— Start of Supplied material —

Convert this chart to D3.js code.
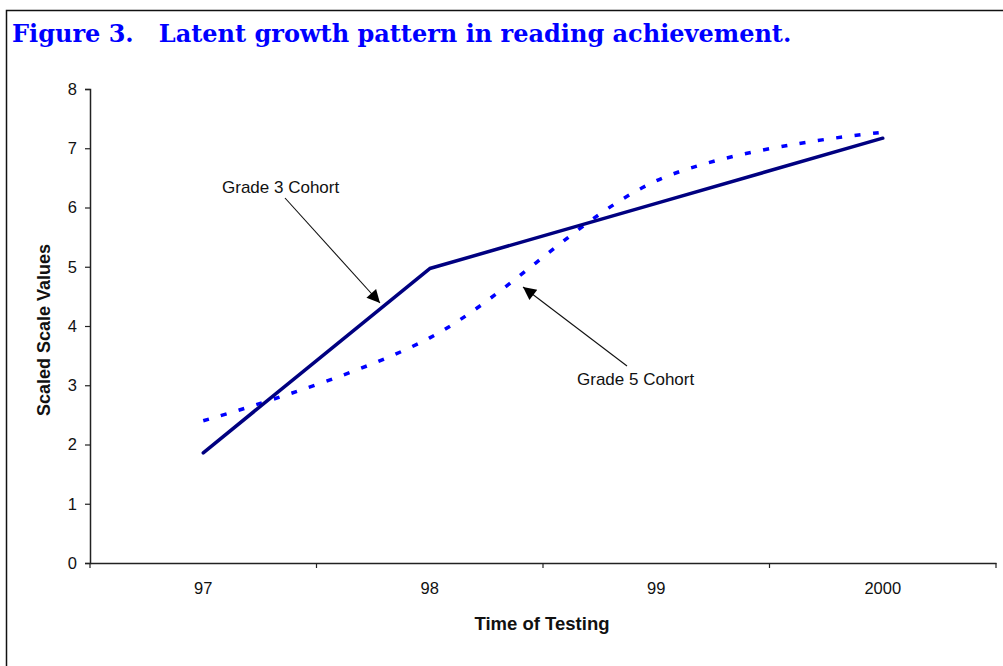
<!DOCTYPE html>
<html>
<head>
<meta charset="utf-8">
<script src="https://cdn.jsdelivr.net/npm/d3@7"></script>
<style>
  body { margin: 0; background: #fff; }
  svg { display: block; }
</style>
</head>
<body>
<svg id="canvas"></svg>
<script>
// Chart data
const years = ["97", "98", "99", "2000"];
const grade3 = [1.86, 4.97, 6.07, 7.17];   // solid navy line
const grade5 = [2.40, 3.80, 6.45, 7.27];   // dotted blue smoothed line
const yTicks = [0, 1, 2, 3, 4, 5, 6, 7, 8];

const svgWidth = 1003;
const svgHeight = 666;

const canvas = d3.select("#canvas")
                 .attr("width", svgWidth)
                 .attr("height", svgHeight);

// Frame (only left and top edges visible in the scan)
canvas.append("path")
      .attr("d", "M6.5,666 V10.5 H1003")
      .attr("fill", "none")
      .attr("stroke", "#111")
      .attr("stroke-width", 1.5);

// Title
canvas.append("text")
      .attr("x", 12)
      .attr("y", 42)
      .attr("font-family", "'DejaVu Serif', serif")
      .attr("font-weight", "bold")
      .attr("font-size", 24)
      .attr("fill", "#0000ff")
      .attr("xml:space", "preserve")
      .style("white-space", "pre")
      .text("Figure 3.   Latent growth pattern in reading achievement.");

// Scales
const x = d3.scaleBand()
            .domain(years)
            .range([90, 996])
            .padding(0);
const xc = (d) => x(d) + x.bandwidth() / 2;

const y = d3.scaleLinear()
            .domain([0, 8])
            .range([563, 89]);

const axisFont = "Arial, 'Liberation Sans', sans-serif";

// Y axis
const gy = canvas.append("g")
                 .attr("transform", "translate(90,0)")
                 .call(d3.axisLeft(y).tickValues(yTicks).tickSize(5).tickPadding(8));
gy.select(".domain").attr("stroke", "#222").attr("stroke-width", 1.5);
gy.selectAll(".tick line").attr("stroke", "#222").attr("stroke-width", 1.2);
gy.selectAll(".tick text")
  .attr("font-family", axisFont)
  .attr("font-size", 16.5)
  .attr("fill", "#111");

// X axis: labels centred in each band, tick marks on band edges
const gx = canvas.append("g")
                 .attr("transform", "translate(0,563)")
                 .call(d3.axisBottom(x).tickSize(0).tickPadding(19).tickSizeOuter(0));
gx.select(".domain").attr("stroke", "#222").attr("stroke-width", 1.5);
gx.selectAll(".tick text")
  .attr("font-family", axisFont)
  .attr("font-size", 16.5)
  .attr("fill", "#111");

const edges = years.map((d) => x(d)).concat([x.range()[1]]);
gx.selectAll(".edge")
  .data(edges)
  .enter()
  .append("line")
  .attr("class", "edge")
  .attr("x1", (d) => d)
  .attr("x2", (d) => d)
  .attr("y1", 0)
  .attr("y2", 5)
  .attr("stroke", "#222")
  .attr("stroke-width", 1.2);

// Axis titles
canvas.append("text")
      .attr("x", 542)
      .attr("y", 630)
      .attr("text-anchor", "middle")
      .attr("font-family", axisFont)
      .attr("font-weight", "bold")
      .attr("font-size", 18.5)
      .attr("fill", "#111")
      .text("Time of Testing");

canvas.append("text")
      .attr("transform", "translate(50,330) rotate(-90)")
      .attr("text-anchor", "middle")
      .attr("font-family", axisFont)
      .attr("font-weight", "bold")
      .attr("font-size", 18)
      .attr("fill", "#111")
      .text("Scaled Scale Values");

// Lines
const straight = d3.line()
                   .x((d, i) => xc(years[i]))
                   .y((d) => y(d));
const smooth = d3.line()
                 .x((d, i) => xc(years[i]))
                 .y((d) => y(d))
                 .curve(d3.curveCatmullRom.alpha(0));

canvas.append("path")
      .datum(grade5)
      .attr("d", smooth)
      .attr("fill", "none")
      .attr("stroke", "#0000ff")
      .attr("stroke-width", 3.5)
      .attr("stroke-dasharray", "6,12.5");

canvas.append("path")
      .datum(grade3)
      .attr("d", straight)
      .attr("fill", "none")
      .attr("stroke", "#000080")
      .attr("stroke-width", 3.5)
      .attr("stroke-linejoin", "round")
      .attr("stroke-linecap", "round");

// Annotations with arrows
const defs = canvas.append("defs");
defs.append("marker")
    .attr("id", "arrow")
    .attr("viewBox", "0 0 10 10")
    .attr("refX", 10)
    .attr("refY", 5)
    .attr("markerWidth", 16)
    .attr("markerHeight", 13)
    .attr("markerUnits", "userSpaceOnUse")
    .attr("orient", "auto")
    .append("path")
    .attr("d", "M0,0 L10,5 L0,10 Z")
    .attr("fill", "#000");

const notes = [
  { text: "Grade 3 Cohort", tx: 222, ty: 193, x1: 285, y1: 198, x2: 380, y2: 303 },
  { text: "Grade 5 Cohort", tx: 577, ty: 385, x1: 627, y1: 366, x2: 523, y2: 287 }
];

notes.forEach((n) => {
  canvas.append("line")
        .attr("x1", n.x1).attr("y1", n.y1)
        .attr("x2", n.x2).attr("y2", n.y2)
        .attr("stroke", "#111")
        .attr("stroke-width", 1.1)
        .attr("marker-end", "url(#arrow)");
  canvas.append("text")
        .attr("x", n.tx)
        .attr("y", n.ty)
        .attr("font-family", axisFont)
        .attr("font-size", 17)
        .attr("fill", "#111")
        .text(n.text);
});
</script>
</body>
</html>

— End of Supplied material —

*Given task*
Transcribe the opening line of the listing above, please, and every line after it through the line with "const yTicks = [0, 1, 2, 3, 4, 5, 6, 7, 8];", word for word, without pictures.

*Response to the task*
Convert this chart to D3.js code.
<!DOCTYPE html>
<html>
<head>
<meta charset="utf-8">
<script src="https://cdn.jsdelivr.net/npm/d3@7"></script>
<style>
  body { margin: 0; background: #fff; }
  svg { display: block; }
</style>
</head>
<body>
<svg id="canvas"></svg>
<script>
// Chart data
const years = ["97", "98", "99", "2000"];
const grade3 = [1.86, 4.97, 6.07, 7.17];   // solid navy line
const grade5 = [2.40, 3.80, 6.45, 7.27];   // dotted blue smoothed line
const yTicks = [0, 1, 2, 3, 4, 5, 6, 7, 8];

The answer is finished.